WORK TO BE COMPLETED → Reproduce the listing below without changes, except that pictures are left out.
________
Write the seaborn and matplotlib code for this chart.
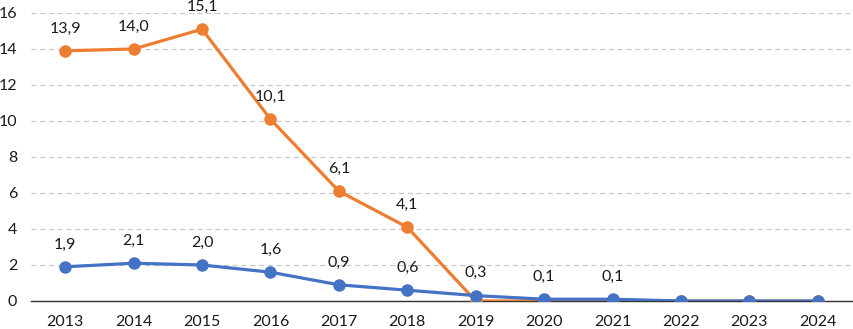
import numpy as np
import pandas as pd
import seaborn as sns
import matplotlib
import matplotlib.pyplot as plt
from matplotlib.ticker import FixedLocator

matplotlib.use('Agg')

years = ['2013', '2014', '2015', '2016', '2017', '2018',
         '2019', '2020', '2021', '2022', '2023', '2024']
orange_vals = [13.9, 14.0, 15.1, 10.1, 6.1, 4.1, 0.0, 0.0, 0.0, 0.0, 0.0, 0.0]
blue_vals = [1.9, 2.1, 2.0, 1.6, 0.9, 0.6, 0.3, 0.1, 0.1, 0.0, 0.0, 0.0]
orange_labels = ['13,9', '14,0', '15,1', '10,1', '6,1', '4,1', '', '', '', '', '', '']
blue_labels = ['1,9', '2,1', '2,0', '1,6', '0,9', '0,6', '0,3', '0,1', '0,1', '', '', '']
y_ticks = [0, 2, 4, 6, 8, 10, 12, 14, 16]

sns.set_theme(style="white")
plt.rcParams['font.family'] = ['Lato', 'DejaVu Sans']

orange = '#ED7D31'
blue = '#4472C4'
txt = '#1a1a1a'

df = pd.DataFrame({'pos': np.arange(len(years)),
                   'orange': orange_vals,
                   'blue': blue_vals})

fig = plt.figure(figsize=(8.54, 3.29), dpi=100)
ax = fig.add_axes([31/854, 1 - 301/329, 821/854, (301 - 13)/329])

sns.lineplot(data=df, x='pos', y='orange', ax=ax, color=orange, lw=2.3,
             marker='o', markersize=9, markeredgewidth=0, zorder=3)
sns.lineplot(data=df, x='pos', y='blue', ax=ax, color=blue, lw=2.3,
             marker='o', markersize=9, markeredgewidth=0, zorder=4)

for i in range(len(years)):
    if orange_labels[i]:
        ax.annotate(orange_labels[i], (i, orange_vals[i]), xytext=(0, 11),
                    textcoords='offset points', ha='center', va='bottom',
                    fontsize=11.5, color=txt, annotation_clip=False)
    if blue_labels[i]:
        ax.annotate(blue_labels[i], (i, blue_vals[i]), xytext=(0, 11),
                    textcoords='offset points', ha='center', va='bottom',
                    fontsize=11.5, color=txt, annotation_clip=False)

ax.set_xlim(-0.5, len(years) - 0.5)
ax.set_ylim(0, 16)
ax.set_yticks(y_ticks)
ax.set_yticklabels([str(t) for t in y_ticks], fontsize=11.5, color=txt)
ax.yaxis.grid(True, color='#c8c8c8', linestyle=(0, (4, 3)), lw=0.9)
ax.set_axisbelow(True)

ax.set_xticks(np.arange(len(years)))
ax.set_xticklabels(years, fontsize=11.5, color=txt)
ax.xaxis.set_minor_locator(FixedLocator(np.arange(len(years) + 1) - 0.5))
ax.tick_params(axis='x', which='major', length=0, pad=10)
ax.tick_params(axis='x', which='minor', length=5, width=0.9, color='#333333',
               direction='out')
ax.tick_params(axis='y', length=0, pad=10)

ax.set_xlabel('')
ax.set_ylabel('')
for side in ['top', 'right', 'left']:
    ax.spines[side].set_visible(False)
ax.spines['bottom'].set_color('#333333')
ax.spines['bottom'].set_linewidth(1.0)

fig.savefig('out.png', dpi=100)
________
REPLY TO THE EXERCISE →
Write the seaborn and matplotlib code for this chart.
import numpy as np
import pandas as pd
import seaborn as sns
import matplotlib
import matplotlib.pyplot as plt
from matplotlib.ticker import FixedLocator

matplotlib.use('Agg')

years = ['2013', '2014', '2015', '2016', '2017', '2018',
         '2019', '2020', '2021', '2022', '2023', '2024']
orange_vals = [13.9, 14.0, 15.1, 10.1, 6.1, 4.1, 0.0, 0.0, 0.0, 0.0, 0.0, 0.0]
blue_vals = [1.9, 2.1, 2.0, 1.6, 0.9, 0.6, 0.3, 0.1, 0.1, 0.0, 0.0, 0.0]
orange_labels = ['13,9', '14,0', '15,1', '10,1', '6,1', '4,1', '', '', '', '', '', '']
blue_labels = ['1,9', '2,1', '2,0', '1,6', '0,9', '0,6', '0,3', '0,1', '0,1', '', '', '']
y_ticks = [0, 2, 4, 6, 8, 10, 12, 14, 16]

sns.set_theme(style="white")
plt.rcParams['font.family'] = ['Lato', 'DejaVu Sans']

orange = '#ED7D31'
blue = '#4472C4'
txt = '#1a1a1a'

df = pd.DataFrame({'pos': np.arange(len(years)),
                   'orange': orange_vals,
                   'blue': blue_vals})

fig = plt.figure(figsize=(8.54, 3.29), dpi=100)
ax = fig.add_axes([31/854, 1 - 301/329, 821/854, (301 - 13)/329])

sns.lineplot(data=df, x='pos', y='orange', ax=ax, color=orange, lw=2.3,
             marker='o', markersize=9, markeredgewidth=0, zorder=3)
sns.lineplot(data=df, x='pos', y='blue', ax=ax, color=blue, lw=2.3,
             marker='o', markersize=9, markeredgewidth=0, zorder=4)

for i in range(len(years)):
    if orange_labels[i]:
        ax.annotate(orange_labels[i], (i, orange_vals[i]), xytext=(0, 11),
                    textcoords='offset points', ha='center', va='bottom',
                    fontsize=11.5, color=txt, annotation_clip=False)
    if blue_labels[i]:
        ax.annotate(blue_labels[i], (i, blue_vals[i]), xytext=(0, 11),
                    textcoords='offset points', ha='center', va='bottom',
                    fontsize=11.5, color=txt, annotation_clip=False)

ax.set_xlim(-0.5, len(years) - 0.5)
ax.set_ylim(0, 16)
ax.set_yticks(y_ticks)
ax.set_yticklabels([str(t) for t in y_ticks], fontsize=11.5, color=txt)
ax.yaxis.grid(True, color='#c8c8c8', linestyle=(0, (4, 3)), lw=0.9)
ax.set_axisbelow(True)

ax.set_xticks(np.arange(len(years)))
ax.set_xticklabels(years, fontsize=11.5, color=txt)
ax.xaxis.set_minor_locator(FixedLocator(np.arange(len(years) + 1) - 0.5))
ax.tick_params(axis='x', which='major', length=0, pad=10)
ax.tick_params(axis='x', which='minor', length=5, width=0.9, color='#333333',
               direction='out')
ax.tick_params(axis='y', length=0, pad=10)

ax.set_xlabel('')
ax.set_ylabel('')
for side in ['top', 'right', 'left']:
    ax.spines[side].set_visible(False)
ax.spines['bottom'].set_color('#333333')
ax.spines['bottom'].set_linewidth(1.0)

fig.savefig('out.png', dpi=100)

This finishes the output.